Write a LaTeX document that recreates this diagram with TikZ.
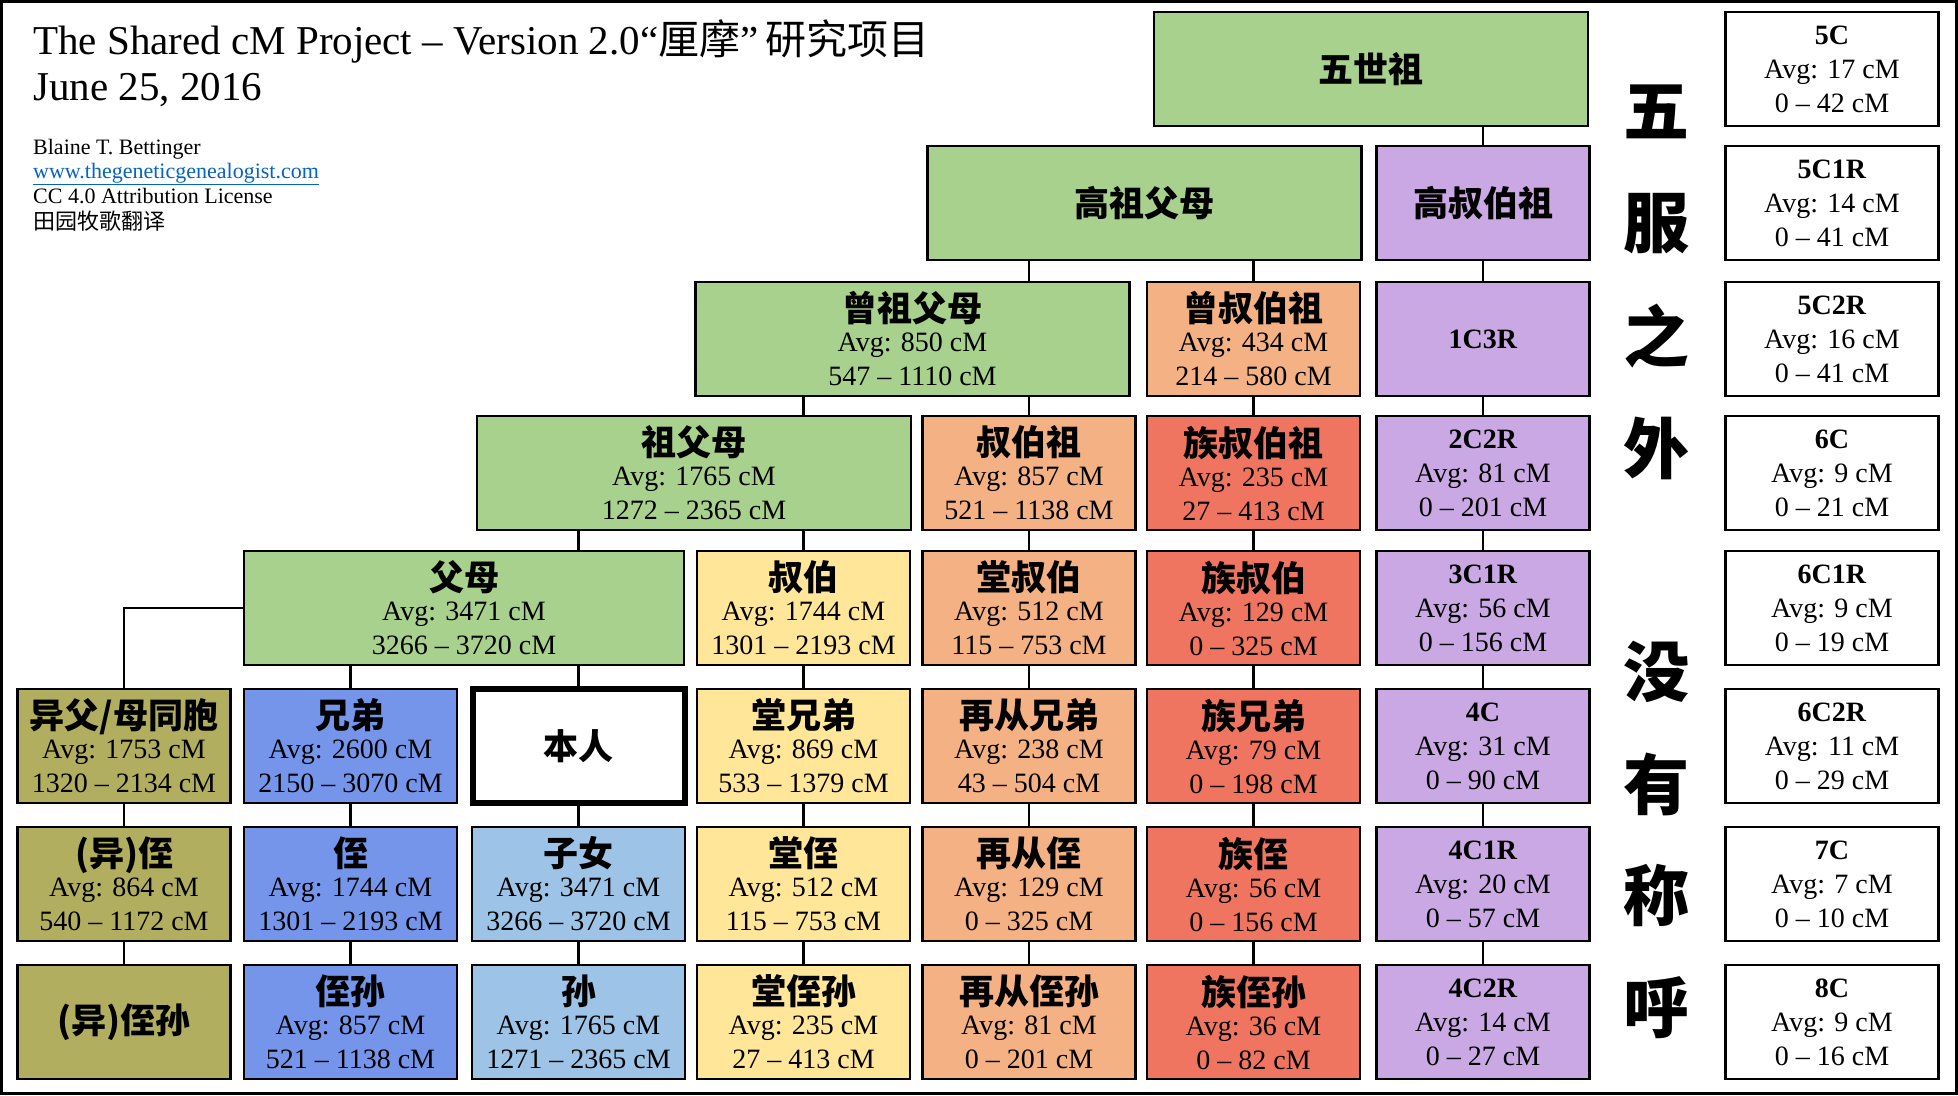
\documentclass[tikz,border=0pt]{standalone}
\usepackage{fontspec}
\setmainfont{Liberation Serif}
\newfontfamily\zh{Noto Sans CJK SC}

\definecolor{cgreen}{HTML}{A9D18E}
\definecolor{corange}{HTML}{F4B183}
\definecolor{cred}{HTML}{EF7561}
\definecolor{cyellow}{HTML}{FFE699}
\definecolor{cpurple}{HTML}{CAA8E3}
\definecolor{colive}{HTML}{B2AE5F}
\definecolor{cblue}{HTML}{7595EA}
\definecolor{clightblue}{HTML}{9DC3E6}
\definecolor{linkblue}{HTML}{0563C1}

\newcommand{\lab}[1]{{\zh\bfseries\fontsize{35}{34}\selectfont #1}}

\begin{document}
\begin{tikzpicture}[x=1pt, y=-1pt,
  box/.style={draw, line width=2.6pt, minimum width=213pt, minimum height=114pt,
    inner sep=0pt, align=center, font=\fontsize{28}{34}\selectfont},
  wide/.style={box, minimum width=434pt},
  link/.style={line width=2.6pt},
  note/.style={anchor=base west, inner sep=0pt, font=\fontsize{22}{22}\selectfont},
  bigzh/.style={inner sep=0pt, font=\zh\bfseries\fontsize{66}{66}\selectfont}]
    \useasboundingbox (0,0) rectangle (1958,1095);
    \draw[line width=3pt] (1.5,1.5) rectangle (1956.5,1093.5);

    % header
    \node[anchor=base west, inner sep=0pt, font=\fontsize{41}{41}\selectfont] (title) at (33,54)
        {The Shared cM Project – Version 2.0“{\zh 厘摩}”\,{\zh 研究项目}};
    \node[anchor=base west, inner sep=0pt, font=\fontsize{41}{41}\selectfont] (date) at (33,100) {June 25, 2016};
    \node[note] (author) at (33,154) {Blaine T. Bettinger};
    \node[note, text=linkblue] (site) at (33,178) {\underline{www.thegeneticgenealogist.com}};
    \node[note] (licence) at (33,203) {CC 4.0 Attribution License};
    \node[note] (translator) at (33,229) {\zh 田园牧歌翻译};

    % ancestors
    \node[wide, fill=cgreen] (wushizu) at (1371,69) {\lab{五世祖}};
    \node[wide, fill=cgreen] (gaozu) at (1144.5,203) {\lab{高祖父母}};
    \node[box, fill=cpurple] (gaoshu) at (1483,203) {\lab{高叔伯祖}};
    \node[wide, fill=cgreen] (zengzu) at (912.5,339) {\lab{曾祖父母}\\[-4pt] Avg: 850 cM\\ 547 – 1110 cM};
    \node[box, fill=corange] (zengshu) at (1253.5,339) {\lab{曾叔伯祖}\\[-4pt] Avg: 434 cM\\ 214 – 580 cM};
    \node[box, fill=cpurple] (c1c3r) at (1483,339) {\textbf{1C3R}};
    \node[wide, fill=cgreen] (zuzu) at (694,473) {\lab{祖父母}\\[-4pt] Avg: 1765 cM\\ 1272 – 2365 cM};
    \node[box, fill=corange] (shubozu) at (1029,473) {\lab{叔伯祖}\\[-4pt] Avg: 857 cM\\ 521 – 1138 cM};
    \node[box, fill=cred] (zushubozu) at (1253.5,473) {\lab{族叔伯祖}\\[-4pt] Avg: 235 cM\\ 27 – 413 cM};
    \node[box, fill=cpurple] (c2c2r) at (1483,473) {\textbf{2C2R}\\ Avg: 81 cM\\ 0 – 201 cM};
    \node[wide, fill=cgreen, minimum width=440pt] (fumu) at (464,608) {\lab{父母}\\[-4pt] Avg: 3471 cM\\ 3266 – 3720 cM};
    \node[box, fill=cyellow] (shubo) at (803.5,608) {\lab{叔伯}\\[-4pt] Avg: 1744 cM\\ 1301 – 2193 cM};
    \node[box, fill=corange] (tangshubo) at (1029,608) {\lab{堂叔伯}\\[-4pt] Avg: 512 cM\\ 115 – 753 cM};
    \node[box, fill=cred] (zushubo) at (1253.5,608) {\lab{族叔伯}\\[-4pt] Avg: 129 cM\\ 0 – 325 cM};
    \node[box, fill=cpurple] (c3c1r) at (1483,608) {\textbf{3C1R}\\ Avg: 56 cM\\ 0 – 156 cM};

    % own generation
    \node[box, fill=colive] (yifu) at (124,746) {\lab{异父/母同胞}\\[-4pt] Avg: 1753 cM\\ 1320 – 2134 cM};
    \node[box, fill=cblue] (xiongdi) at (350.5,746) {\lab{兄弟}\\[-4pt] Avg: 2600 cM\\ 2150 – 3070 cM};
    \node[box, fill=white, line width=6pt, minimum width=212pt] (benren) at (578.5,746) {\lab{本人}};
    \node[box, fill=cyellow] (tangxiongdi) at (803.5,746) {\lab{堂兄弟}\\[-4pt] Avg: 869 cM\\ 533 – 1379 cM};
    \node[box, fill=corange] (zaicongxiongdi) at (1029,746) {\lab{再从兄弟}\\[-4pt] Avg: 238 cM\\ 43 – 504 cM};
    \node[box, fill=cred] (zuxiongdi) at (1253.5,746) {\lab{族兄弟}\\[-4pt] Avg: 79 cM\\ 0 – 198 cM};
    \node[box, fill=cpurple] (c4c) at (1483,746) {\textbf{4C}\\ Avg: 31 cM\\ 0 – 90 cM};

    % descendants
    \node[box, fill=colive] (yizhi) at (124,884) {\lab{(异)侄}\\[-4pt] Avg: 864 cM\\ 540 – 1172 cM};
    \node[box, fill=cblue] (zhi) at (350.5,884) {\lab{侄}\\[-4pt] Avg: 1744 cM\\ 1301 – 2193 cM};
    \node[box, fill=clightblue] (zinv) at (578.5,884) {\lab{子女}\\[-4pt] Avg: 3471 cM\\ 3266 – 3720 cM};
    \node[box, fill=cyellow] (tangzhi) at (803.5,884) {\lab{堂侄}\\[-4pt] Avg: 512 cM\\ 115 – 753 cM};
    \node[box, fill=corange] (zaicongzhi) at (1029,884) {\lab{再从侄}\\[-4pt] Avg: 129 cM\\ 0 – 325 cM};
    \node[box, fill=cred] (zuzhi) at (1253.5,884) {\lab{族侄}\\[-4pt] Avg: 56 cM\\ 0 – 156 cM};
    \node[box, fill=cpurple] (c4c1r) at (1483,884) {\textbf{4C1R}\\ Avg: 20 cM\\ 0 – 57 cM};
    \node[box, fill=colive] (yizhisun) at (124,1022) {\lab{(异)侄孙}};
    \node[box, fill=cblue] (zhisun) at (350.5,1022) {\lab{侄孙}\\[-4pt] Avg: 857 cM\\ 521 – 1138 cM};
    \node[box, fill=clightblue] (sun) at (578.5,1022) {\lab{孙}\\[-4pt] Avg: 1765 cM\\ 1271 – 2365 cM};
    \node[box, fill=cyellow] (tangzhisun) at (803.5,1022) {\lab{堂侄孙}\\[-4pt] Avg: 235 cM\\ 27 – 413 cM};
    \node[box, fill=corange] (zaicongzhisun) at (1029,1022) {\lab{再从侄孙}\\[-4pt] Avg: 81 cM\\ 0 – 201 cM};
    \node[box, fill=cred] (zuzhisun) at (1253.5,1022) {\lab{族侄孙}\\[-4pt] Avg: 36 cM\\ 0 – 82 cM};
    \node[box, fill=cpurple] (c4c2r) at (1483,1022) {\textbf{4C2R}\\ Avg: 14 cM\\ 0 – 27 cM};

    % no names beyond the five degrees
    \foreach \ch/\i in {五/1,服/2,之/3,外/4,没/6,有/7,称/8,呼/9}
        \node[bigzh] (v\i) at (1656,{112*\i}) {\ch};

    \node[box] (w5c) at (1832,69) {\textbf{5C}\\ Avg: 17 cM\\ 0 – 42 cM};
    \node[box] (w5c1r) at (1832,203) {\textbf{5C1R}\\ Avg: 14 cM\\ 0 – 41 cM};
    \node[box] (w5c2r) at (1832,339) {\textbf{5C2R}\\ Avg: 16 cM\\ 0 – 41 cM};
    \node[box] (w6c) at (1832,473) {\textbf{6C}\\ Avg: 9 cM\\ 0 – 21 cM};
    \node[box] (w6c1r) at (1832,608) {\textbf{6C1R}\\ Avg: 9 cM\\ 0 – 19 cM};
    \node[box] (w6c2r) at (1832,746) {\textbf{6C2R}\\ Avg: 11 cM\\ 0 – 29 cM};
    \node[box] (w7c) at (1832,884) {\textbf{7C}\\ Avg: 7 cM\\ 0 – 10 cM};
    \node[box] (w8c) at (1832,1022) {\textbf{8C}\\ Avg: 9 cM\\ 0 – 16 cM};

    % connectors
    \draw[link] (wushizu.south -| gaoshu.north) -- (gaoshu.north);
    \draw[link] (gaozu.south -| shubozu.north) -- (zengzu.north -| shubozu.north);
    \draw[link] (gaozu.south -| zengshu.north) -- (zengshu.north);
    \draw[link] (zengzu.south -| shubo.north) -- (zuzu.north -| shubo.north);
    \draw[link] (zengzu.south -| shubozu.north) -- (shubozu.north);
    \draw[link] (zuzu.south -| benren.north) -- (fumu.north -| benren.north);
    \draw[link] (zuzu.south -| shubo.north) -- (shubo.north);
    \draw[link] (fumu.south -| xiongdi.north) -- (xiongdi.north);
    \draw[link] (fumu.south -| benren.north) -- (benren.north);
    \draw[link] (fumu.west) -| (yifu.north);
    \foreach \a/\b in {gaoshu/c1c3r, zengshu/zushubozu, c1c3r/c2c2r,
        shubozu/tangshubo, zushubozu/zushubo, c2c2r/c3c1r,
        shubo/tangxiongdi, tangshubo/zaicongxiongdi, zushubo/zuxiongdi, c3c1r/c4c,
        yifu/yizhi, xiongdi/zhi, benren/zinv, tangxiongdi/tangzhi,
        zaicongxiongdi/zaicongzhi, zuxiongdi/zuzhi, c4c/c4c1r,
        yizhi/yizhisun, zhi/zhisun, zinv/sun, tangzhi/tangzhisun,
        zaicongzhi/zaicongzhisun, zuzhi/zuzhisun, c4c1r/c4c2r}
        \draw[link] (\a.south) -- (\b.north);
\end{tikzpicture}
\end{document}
= = =
# [Required work]
Leave out any pictures and return exactly the lines from the beginning of the data through the line with "(1.5,1.5) rectangle (1956.5,1093.5);", inclusive.

# [Task result]
Write a LaTeX document that recreates this diagram with TikZ.
\documentclass[tikz,border=0pt]{standalone}
\usepackage{fontspec}
\setmainfont{Liberation Serif}
\newfontfamily\zh{Noto Sans CJK SC}

\definecolor{cgreen}{HTML}{A9D18E}
\definecolor{corange}{HTML}{F4B183}
\definecolor{cred}{HTML}{EF7561}
\definecolor{cyellow}{HTML}{FFE699}
\definecolor{cpurple}{HTML}{CAA8E3}
\definecolor{colive}{HTML}{B2AE5F}
\definecolor{cblue}{HTML}{7595EA}
\definecolor{clightblue}{HTML}{9DC3E6}
\definecolor{linkblue}{HTML}{0563C1}

\newcommand{\lab}[1]{{\zh\bfseries\fontsize{35}{34}\selectfont #1}}

\begin{document}
\begin{tikzpicture}[x=1pt, y=-1pt,
  box/.style={draw, line width=2.6pt, minimum width=213pt, minimum height=114pt,
    inner sep=0pt, align=center, font=\fontsize{28}{34}\selectfont},
  wide/.style={box, minimum width=434pt},
  link/.style={line width=2.6pt},
  note/.style={anchor=base west, inner sep=0pt, font=\fontsize{22}{22}\selectfont},
  bigzh/.style={inner sep=0pt, font=\zh\bfseries\fontsize{66}{66}\selectfont}]
    \useasboundingbox (0,0) rectangle (1958,1095);
    \draw[line width=3pt] (1.5,1.5) rectangle (1956.5,1093.5);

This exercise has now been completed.